Scripture repudiates any view that exalts creation above the Creator or trivializes human suffering. Though we oppose greed, covetousness and environmental "gluttony," basic human welfare--at home and abroad--must be preeminent in all environmental proposals.

 

Finally, Biblical thinking integrates consideration of the physical environment with the spiritual and moral climate as well (2 Ch. 7:13-14). A Christian understanding realizes the earth’s ongoing history with environmental disasters--some of inconceivable magnitude--is resultant from the fact that humans have from the beginning frustrated God’s best plan both for themselves and for the harmony of creation.
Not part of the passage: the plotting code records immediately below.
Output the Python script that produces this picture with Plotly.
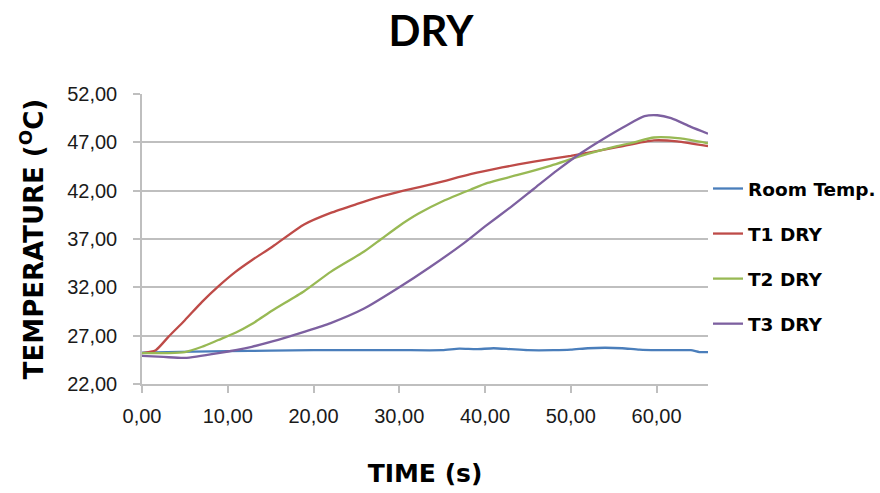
import plotly.graph_objects as go

# ---- data ----
room_t = [0, 3, 6, 10, 15, 20, 25, 30, 35, 37, 39, 41, 43, 45, 48, 50, 52, 54, 56, 58, 60, 62, 64, 65, 66]
room_v = [25.25, 25.3, 25.35, 25.4, 25.45, 25.5, 25.5, 25.5, 25.5, 25.65, 25.6, 25.7, 25.6, 25.5, 25.5, 25.55, 25.7, 25.75, 25.7, 25.55, 25.5, 25.5, 25.5, 25.3, 25.3]

t1_t = [0, 1.6, 3.1, 5, 7, 8.9, 10.9, 12.8, 15.2, 18.9, 22, 25, 27.5, 30.5, 34.4, 38.3, 42, 45.7, 50, 55.4, 59.7, 62.4, 66]
t1_v = [25.2, 25.5, 26.9, 28.6, 30.5, 32.1, 33.6, 34.8, 36.2, 38.5, 39.7, 40.6, 41.3, 42.0, 42.8, 43.7, 44.4, 45.0, 45.6, 46.5, 47.2, 47.1, 46.6]

t2_t = [0, 3, 5, 7, 8.9, 10.9, 12.8, 15.2, 18.9, 22, 25.9, 27.9, 29.9, 32.2, 35.3, 38.3, 40.3, 43.7, 47.7, 51.2, 55.4, 57.4, 59.7, 62.8, 66]
t2_v = [25.2, 25.2, 25.3, 25.85, 26.55, 27.3, 28.2, 29.6, 31.6, 33.6, 35.7, 37.0, 38.3, 39.6, 41.0, 42.1, 42.8, 43.6, 44.6, 45.6, 46.6, 47.0, 47.5, 47.4, 46.9]

t3_t = [0, 2.5, 5, 8.9, 12.8, 15.2, 18.9, 22, 25.9, 30, 33.6, 37.5, 40, 43, 45.7, 48.4, 51.2, 53.5, 56.6, 58.6, 60.1, 61.7, 64, 66]
t3_v = [24.9, 24.8, 24.7, 25.2, 25.85, 26.4, 27.4, 28.3, 29.8, 32.0, 34.1, 36.55, 38.3, 40.3, 42.2, 44.1, 45.9, 47.2, 48.8, 49.7, 49.8, 49.5, 48.6, 47.9]

series = [
    ("Room Temp.", room_t, room_v, "#4A7EBB"),
    ("T1 DRY", t1_t, t1_v, "#BE4B48"),
    ("T2 DRY", t2_t, t2_v, "#98B954"),
    ("T3 DRY", t3_t, t3_v, "#7D60A0"),
]

x_ticks = [0, 10, 20, 30, 40, 50, 60]
y_ticks = [22, 27, 32, 37, 42, 47, 52]

fig = go.Figure()
for i, (name, xs, ys, col) in enumerate(series):
    fig.add_trace(go.Scatter(
        x=xs, y=ys, mode="lines", name=name, legendgroup=f"g{i}",
        line=dict(color=col, width=2.3, shape="spline", smoothing=0.6),
    ))

fig.update_layout(
    width=880, height=493,
    margin=dict(l=142, r=172, t=94, b=109, autoexpand=False),
    paper_bgcolor="white", plot_bgcolor="white",
    title=dict(text="<b>DRY</b>", x=431 / 880, xanchor="center",
               y=1 - 31 / 493, yanchor="middle",
               font=dict(family="Lato", size=42, color="black")),
    legend=dict(x=1.0, xanchor="left", y=0.738, yanchor="top",
                font=dict(family="DejaVu Sans", size=18.5, color="black", weight="bold"),
                tracegroupgap=18, bgcolor="rgba(0,0,0,0)"),
    showlegend=True,
)

fig.update_xaxes(
    range=[0, 66], tickvals=x_ticks,
    ticktext=[f"{v:.2f}".replace(".", ",") for v in x_ticks],
    showgrid=False, zeroline=False,
    showline=True, linecolor="#BFBFBF", linewidth=1.5,
    ticks="outside", ticklen=7, tickcolor="#BFBFBF", tickwidth=1.5,
    ticklabelstandoff=6,
    tickfont=dict(family="Liberation Sans", size=20, color="#1a1a1a"),
    title=dict(text="<b>TIME (s)</b>", standoff=39,
               font=dict(family="DejaVu Sans", size=25, color="black")),
)
fig.update_yaxes(
    range=[22, 52], tickvals=y_ticks,
    ticktext=[f"{v:.2f}".replace(".", ",") for v in y_ticks],
    showgrid=True, gridcolor="#BFBFBF", gridwidth=1.5, zeroline=False,
    showline=True, linecolor="#BFBFBF", linewidth=1.5,
    ticks="outside", ticklen=7, tickcolor="#BFBFBF", tickwidth=1.5,
    ticklabelstandoff=12,
    tickfont=dict(family="Liberation Sans", size=20, color="#1a1a1a"),
    title=dict(text="<b>TEMPERATURE (<sup>O</sup>C)</b>", standoff=16,
               font=dict(family="DejaVu Sans", size=26, color="black")),
)

fig.write_html("out.html")
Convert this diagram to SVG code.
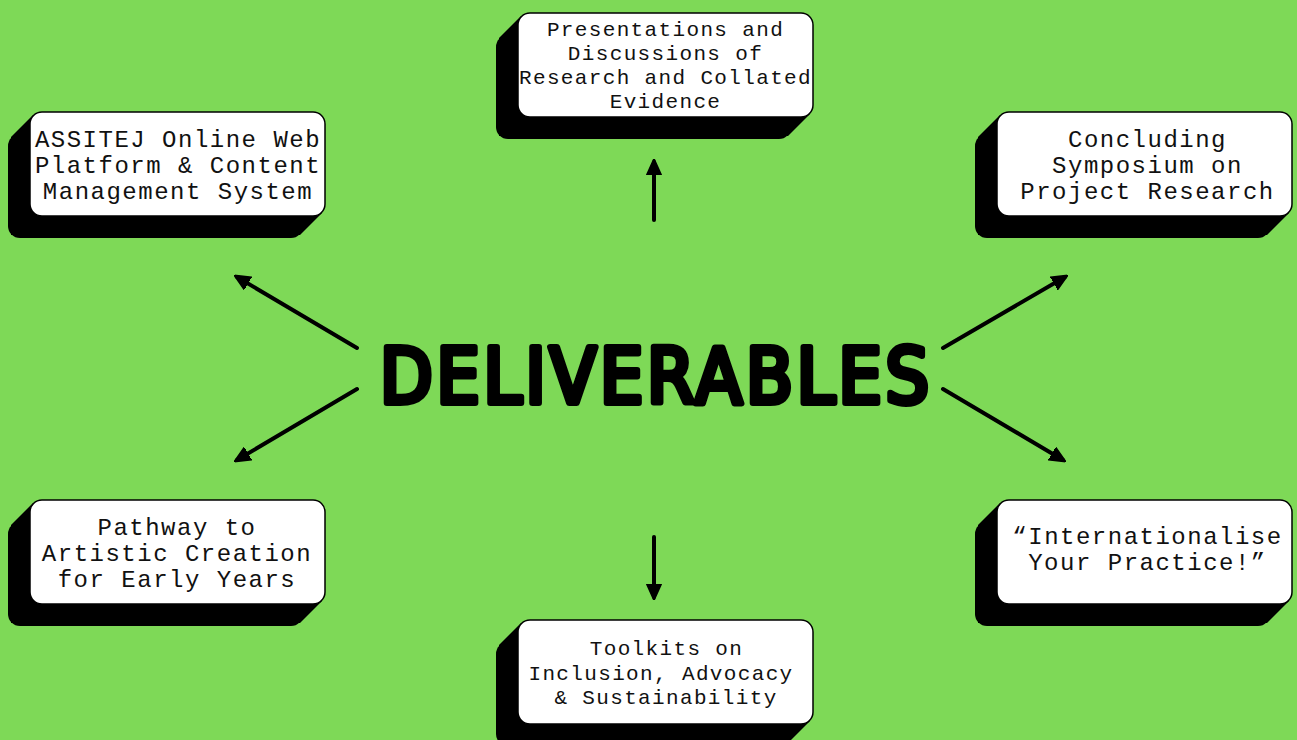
<svg xmlns="http://www.w3.org/2000/svg" xmlns:xlink="http://www.w3.org/1999/xlink" width="1297" height="740" viewBox="0 0 1297 740">
  <style>
    .lbl { font-family: "Liberation Mono", "DejaVu Sans Mono", monospace; fill: #111; text-anchor: middle; }
    .big { font-size: 24px; letter-spacing: 1.5px; }
    .small { font-size: 21px; letter-spacing: 1.35px; }
    .conn line { stroke: #000; stroke-width: 4; stroke-linecap: round; }
    .title { font-family: "DejaVu Sans Condensed", "DejaVu Sans", sans-serif; font-weight: normal; font-size: 76px; fill: #000; stroke: #000; stroke-width: 6; stroke-linejoin: round; stroke-linecap: round; }
  </style>
  <defs>
    <marker id="arr" viewBox="0 0 10 10" refX="8" refY="5" markerWidth="4" markerHeight="4" orient="auto" markerUnits="strokeWidth">
      <path d="M0,0.5 L10,5 L0,9.5 Z" fill="#000" stroke="#000" stroke-width="1" stroke-linejoin="round"/>
    </marker>
    <g id="box">
      <rect x="-22" y="22" width="295" height="104" rx="12" ry="12" fill="#000"/>
      <polygon points="3,3 292,3 292,101 270,123 -19,123 -19,25" fill="#000"/>
      <rect x="0" y="0" width="295" height="104" rx="12" ry="12" fill="#fff" stroke="#000" stroke-width="1.5"/>
    </g>
  </defs>
  <rect x="0" y="0" width="1297" height="740" fill="#7ED957"/>

  <g id="connectors" class="conn">
    <line x1="654" y1="220" x2="654" y2="162" marker-end="url(#arr)"/>
    <line x1="654" y1="537" x2="654" y2="597" marker-end="url(#arr)"/>
    <line x1="357" y1="348" x2="237" y2="277" marker-end="url(#arr)"/>
    <line x1="357" y1="389" x2="237" y2="460" marker-end="url(#arr)"/>
    <line x1="943" y1="348" x2="1065" y2="277" marker-end="url(#arr)"/>
    <line x1="943" y1="389" x2="1063" y2="460" marker-end="url(#arr)"/>
  </g>

  <g id="node-center">
    <text class="title" x="380" y="403" textLength="549" lengthAdjust="spacing">DELIVERABLES</text>
  </g>

  <g id="node-assitej">
    <use xlink:href="#box" href="#box" x="30" y="112"/>
    <text class="lbl big" x="178" y="147">ASSITEJ Online Web</text>
    <text class="lbl big" x="178" y="173">Platform &amp; Content</text>
    <text class="lbl big" x="178" y="199">Management System</text>
  </g>

  <g id="node-presentations">
    <use xlink:href="#box" href="#box" x="518" y="13"/>
    <text class="lbl small" x="665.5" y="36">Presentations and</text>
    <text class="lbl small" x="665.5" y="60">Discussions of</text>
    <text class="lbl small" x="665.5" y="84">Research and Collated</text>
    <text class="lbl small" x="665.5" y="108">Evidence</text>
  </g>

  <g id="node-concluding">
    <use xlink:href="#box" href="#box" x="997" y="112"/>
    <text class="lbl big" x="1147.5" y="147">Concluding</text>
    <text class="lbl big" x="1147.5" y="173">Symposium on</text>
    <text class="lbl big" x="1147.5" y="199">Project Research</text>
  </g>

  <g id="node-pathway">
    <use xlink:href="#box" href="#box" x="30" y="500"/>
    <text class="lbl big" x="177" y="535">Pathway to</text>
    <text class="lbl big" x="177" y="561">Artistic Creation</text>
    <text class="lbl big" x="177" y="587">for Early Years</text>
  </g>

  <g id="node-internationalise">
    <use xlink:href="#box" href="#box" x="997" y="500"/>
    <text class="lbl big" x="1147.5" y="544">“Internationalise</text>
    <text class="lbl big" x="1147.5" y="570">Your Practice!”</text>
  </g>

  <g id="node-toolkits">
    <use xlink:href="#box" href="#box" x="518" y="620"/>
    <text class="lbl small" x="666.5" y="655">Toolkits on</text>
    <text class="lbl small" x="661" y="680">Inclusion, Advocacy</text>
    <text class="lbl small" x="666" y="704">&amp; Sustainability</text>
  </g>
</svg>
We therefore recognize that human violence, injustice and other flagrant transgressions violate God and give rise to harm and disorder aberrant from original spiritual and physical design.  Thus, as Christians who are called to love our fellow humans, we tremble to consider the consequences to a nation that spends billions for pure air and water, yet whose land--amongst other ills--is polluted by the blood of more than 40 million innocent preborn children.

 

Let us, then, love the Lord with all our heart, soul and mind, and our neighbors as ourselves. Let us also cherish Creation as our Lord would, guarding it, as faithful stewards, from physical, moral and spiritual harm alike.

 

For "the earth is the Lord's and everything in it."